Sinclair pursues a deal with Scripps to spark more TV station consolidation
A sign for the Sinclair Broadcast building in Hunt Valley, Maryland. (William Thomas Cain / Getty Images)
Television station owner Sinclair Inc. has taken an equity stake in fellow broadcaster, E.W. Scripps, signaling its intent to become a behemoth in the shrinking field.
Sinclair disclosed its interest in Scripps, which owns stations in Fresno, Bakersfield, Buffalo, N.Y., and Billings, Mont., in a Securities & Exchange Commission filing Monday. Baltimore-based Sinclair, known for its conservative political bent, said it has acquired about 8% of Scripps’ equity by buying some of its publicly traded shares.
Sinclair disclosed that it has had “constructive discussions with [Scripps] for several months regarding a potential combination of the two companies.”
No deal has been reached.
Cincinnati-based Scripps, in a statement, suggested that it wasn’t interested in a tie-up with Sinclair, saying the Scripps board and management instead were “focused on driving value for all of the company’s shareholders through the continued execution of its strategic plan.”
“The board and management are aligned on doing only what is in the best interest of all of the company’s shareholders as well as its employees and the many communities and audiences it serves across the United States,” Scripps said.
Sinclair appears to be putting pressure on Scripps by making the stock purchases and the public disclosure. Scripps stock jumped more than 34% to around $4 a share mid-day Monday. The company is valued at about $363 million.
Sinclair shares also got a bounce, gaining about 6.5% to just above $17. The company’s market value is $1.2 billion.
Television station owners are hoping that President Trump and his appointments to the Federal Communications Commission will lift the government-imposed cap on broadcast ownership. Currently, stations are restricted from owning outlets that reach more than 39% of the U.S. population.
Sinclair currently owns or operates 185 television stations in 85 markets, according to its website.
Sinclair, in its filing, made a nod to the changing political winds in Washington.
“Recent industry consolidation and intensifying competition reinforce [Sinclair’s] view that further scale in the broadcast television industry is essential to address secular headwinds and compete effectively with larger-scale big-tech and big-media players, as well as major broadcast groups,” Sinclair wrote.
Critics have pointed to the alleged harms of TV station consolidation, including fewer on-the-ground workers and journalists reporting on the communities where the stations are based.
Sinclair’s filing contradicted such arguments, writing that “greater scale will also strengthen broadcasters’ ability to sustain their vital public service role in producing local news.”
The filing said consolidating Scripps could produce “more than $300 million in expected annual synergies.”
“The proposed combination would be structured to require no external financing as the combined company would maintain each company’s respective debt and preferred capital structures,” Sinclair wrote in the filing. “The transaction would avoid significant refinancing costs while meaningfully reducing leverage through the realization of synergies and lowering future refinancing risk.”

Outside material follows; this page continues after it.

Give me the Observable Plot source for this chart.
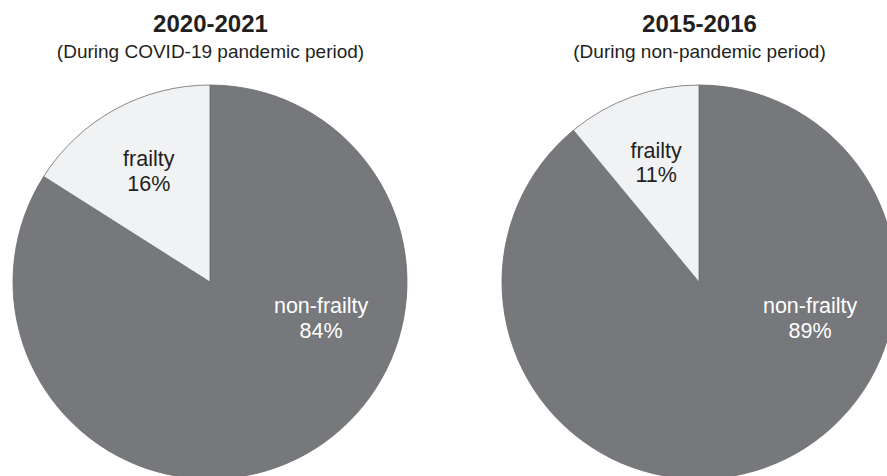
<!DOCTYPE html>
<html>
<head>
<meta charset="utf-8">
<script src="https://cdn.jsdelivr.net/npm/d3@7"></script>
<script src="https://cdn.jsdelivr.net/npm/@observablehq/plot@0.6"></script>
<style>
  html, body { margin: 0; padding: 0; background: #fff; }
  #chart svg { display: block; }
</style>
</head>
<body>
<div id="chart"></div>
<script>
// ---- data ----
const periods = ["2020-2021", "2015-2016"];
const subtitles = ["(During COVID-19 pandemic period)", "(During non-pandemic period)"];
const categories = ["non-frailty", "frailty"];
const nonFrailtyPct = [84, 89];
const frailtyPct = [16, 11];

// ---- layout (pixel space) ----
const W = 887, H = 476;
const centersX = [210, 699];
const centerY = 282;
const R = 197;
const sliceColor = {"non-frailty": "#77787b", "frailty": "#f1f2f4"};
const textColor = {"non-frailty": "#ffffff", "frailty": "#231f20"};
const font = "Arial, 'Liberation Sans', Helvetica, sans-serif";

const rows = [];
periods.forEach((p, i) => {
  rows.push({period: p, category: "non-frailty", value: nonFrailtyPct[i]});
  rows.push({period: p, category: "frailty", value: frailtyPct[i]});
});

const pie = d3.pie().sort(null).value(d => d.value);
const arcs = [];
periods.forEach((p, i) => {
  const slices = pie(rows.filter(r => r.period === p));
  slices.forEach(s => arcs.push({...s, period: p, cx: centersX[i], cy: centerY}));
});

// label positions
const labelRows = arcs.map(a => {
  let dx, dy;
  if (a.data.category === "frailty") {
    const c = d3.arc().innerRadius(R * 0.65).outerRadius(R * 0.65).centroid(a);
    dx = c[0]; dy = c[1];
  } else {
    const ang = 107.5 * Math.PI / 180, rr = 116;
    dx = rr * Math.sin(ang); dy = -rr * Math.cos(ang);
  }
  return {x: a.cx + dx, y: a.cy + dy, text: `${a.data.category}\n${a.data.value}%`, category: a.data.category};
});

const titleRows = periods.map((p, i) => ({x: centersX[i], title: p, subtitle: subtitles[i]}));

function pieMark(index, scales) {
  const g = d3.create("svg:g");
  const arcGen = d3.arc().innerRadius(0).outerRadius(R);
  for (const a of arcs) {
    g.append("path")
      .attr("transform", `translate(${scales.x(a.cx)},${scales.y(a.cy)})`)
      .attr("d", arcGen(a))
      .attr("fill", sliceColor[a.data.category])
      .attr("stroke", "#6b6c6f")
      .attr("stroke-width", 0.8);
  }
  return g.node();
}

const chart = Plot.plot({
  width: W,
  height: H,
  margin: 0,
  x: {domain: [0, W], range: [0, W], axis: null},
  y: {domain: [0, H], range: [0, H], axis: null},
  style: {fontFamily: font, background: "#fff"},
  marks: [
    pieMark,
    Plot.text(labelRows, {
      x: "x", y: "y", text: "text",
      fill: d => textColor[d.category],
      fontSize: 21.5, lineHeight: 1.15, fontFamily: font
    }),
    Plot.text(titleRows, {
      x: "x", y: () => 24, text: "title",
      fontSize: 24, fontWeight: "bold", fill: "#231f20", fontFamily: font
    }),
    Plot.text(titleRows, {
      x: "x", y: () => 51, text: "subtitle",
      fontSize: 19, fill: "#231f20", fontFamily: font
    })
  ]
});
document.getElementById("chart").appendChild(chart);
</script>
</body>
</html>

In its 2024 annual report, Sinclair said its dozens of stations produced “more than 2,400 hours of live news coverage per week across its station footprint, in addition to our various digital, social and audio platforms.”
Sinclair said in Monday’s filing that it was “committed to constructive engagement with [Scripps] toward reaching a definitive transaction agreement,” Sinclair would like to consolidate its fellow broadcaster “within nine to 12 months.”
Scripps took a defensive stance in response to Sinclair’s overture, saying in a statement that “the board will take all steps appropriate to protect the company and the company’s shareholders from the opportunistic actions of Sinclair or anyone else.”